TAMPA, Fla. — It's exactly 100 days until Christmas! Believe it or not, it's time to start thinking about shopping for the holidays.
This holiday season is going to be all about budgeting, both your money and your time. Major issues in the supply chain are causing prices to go up and delays in getting hot products.
The pandemic and crazy weather have created the perfect storm of problems and delays that you should plan for now. It all has to do with something called the supply chain.
Robert Hooker is an Associate Professor of supply chain management at USF.
"The supply chain is a network of companies that are responsible for everything from sourcing raw materials, manufacturing, shipping products to where they need to go and even marketing products and services. So it's a dynamic system of companies," he says.
In other words, all those products in stores and online don't just magically appear there.
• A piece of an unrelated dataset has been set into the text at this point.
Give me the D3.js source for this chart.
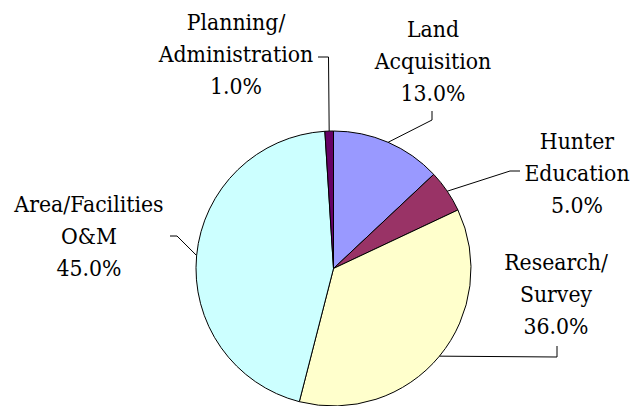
<!DOCTYPE html>
<html>
<head>
<meta charset="utf-8">
<script src="https://cdn.jsdelivr.net/npm/d3@7"></script>
<style>
  html, body { margin: 0; padding: 0; background: #fff; }
  svg { display: block; }
</style>
</head>
<body>
<div id="chart"></div>
<script>
// budget split, clockwise from 12 o'clock
var categories = ["Land Acquisition", "Hunter Education", "Research/Survey", "Area/Facilities O&M", "Planning/Administration"];
var values = [13.0, 5.0, 36.0, 45.0, 1.0];
var labelLines = [["Land", "Acquisition"], ["Hunter", "Education"], ["Research/", "Survey"], ["Area/Facilities", "O&M"], ["Planning/", "Administration"]];
var sliceColors = ["#9999FF", "#993366", "#FFFFCC", "#CCFFFF", "#660066"];

var width = 635, height = 406;
var cx = 333.5, cy = 268.5, radius = 137.5;

// where each label sits and how its leader line bends (elbow, then end)
var layout = [
  { x: 433, y: 37,  elbow: [432, 120], end: [432, 111] },
  { x: 577, y: 149, elbow: [510, 171], end: [520, 171] },
  { x: 556, y: 270, elbow: [557, 357], end: [557, 346] },
  { x: 89,  y: 212, elbow: [177, 236], end: [170, 236] },
  { x: 236, y: 30,  elbow: [328.5, 57], end: [318, 57] }
];

var data = categories.map(function(c, i) {
  return { name: c, value: values[i], lines: labelLines[i], pos: layout[i] };
});

var color = d3.scaleOrdinal().domain(categories).range(sliceColors);

var svg = d3.select("#chart").append("svg")
  .attr("width", width)
  .attr("height", height);

var pie = d3.pie()
  .sort(null)
  .value(function(d) { return d.value; });

var arcs = pie(data);

var arc = d3.arc().innerRadius(0).outerRadius(radius);
var edge = d3.arc().innerRadius(radius).outerRadius(radius);

var g = svg.append("g").attr("transform", "translate(" + cx + "," + cy + ")");

g.selectAll("path.slice")
  .data(arcs)
  .enter().append("path")
  .attr("class", "slice")
  .attr("d", arc)
  .attr("fill", function(d) { return color(d.data.name); })
  .attr("stroke", "#000")
  .attr("stroke-width", 1);

// leader lines
svg.selectAll("polyline.leader")
  .data(arcs)
  .enter().append("polyline")
  .attr("class", "leader")
  .attr("fill", "none")
  .attr("stroke", "#000")
  .attr("stroke-width", 1)
  .attr("points", function(d) {
    var c = edge.centroid(d);
    var p = d.data.pos;
    return [[cx + c[0], cy + c[1]], p.elbow, p.end].map(function(q) { return q.join(","); }).join(" ");
  });

var fmt = d3.format(".1f");
var lineH = 32;
var squeeze = 0.89; // serif face is a bit wide, narrow it to match

var labels = svg.selectAll("text.label")
  .data(arcs)
  .enter().append("text")
  .attr("class", "label")
  .attr("text-anchor", "middle")
  .attr("transform", function(d) { return "translate(" + d.data.pos.x + "," + d.data.pos.y + ") scale(" + squeeze + ",1)"; })
  .style("font-family", "'DejaVu Serif', serif")
  .style("font-size", "23px")
  .attr("fill", "#000");

labels.each(function(d) {
  var t = d3.select(this);
  var rows = d.data.lines.concat([fmt(d.data.value) + "%"]);
  rows.forEach(function(r, i) {
    t.append("tspan")
      .attr("x", 0)
      .attr("y", i * lineH)
      .text(r);
  });
});
</script>
</body>
</html>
It takes many different types of companies all over the world just to get that hot holiday toy under your tree.
"So there's a confluence of factors that are at play right now that we hope won't turn this into the holiday grinch that derails the holiday shopping season," Hooker said.
Think of it as a row of dominoes.
The pandemic has caused a shortage of workers to manufacture products, weather issues have slowed down the creation of certain materials and caused backups at ports around the world, there's a shortage of shipping containers and even the trucking industry is in need of more people to get these items to the stores and warehouses.
And Hooker says this problem isn't going away anytime soon.
"Everything that we do, everything that we buy, the services that we use, there's a supply chain behind all of that. And that's what we're seeing being impacted right now," Hooker said.
So expect to pay more for certain hot items like electronics, toys, even name-brand sneakers. Just about every product you can think of has some sort of supply chain issue, so it would be a good idea to go ahead and start working on those holiday gift lists and monitoring the prices of big-ticket items because they are likely to keep going up.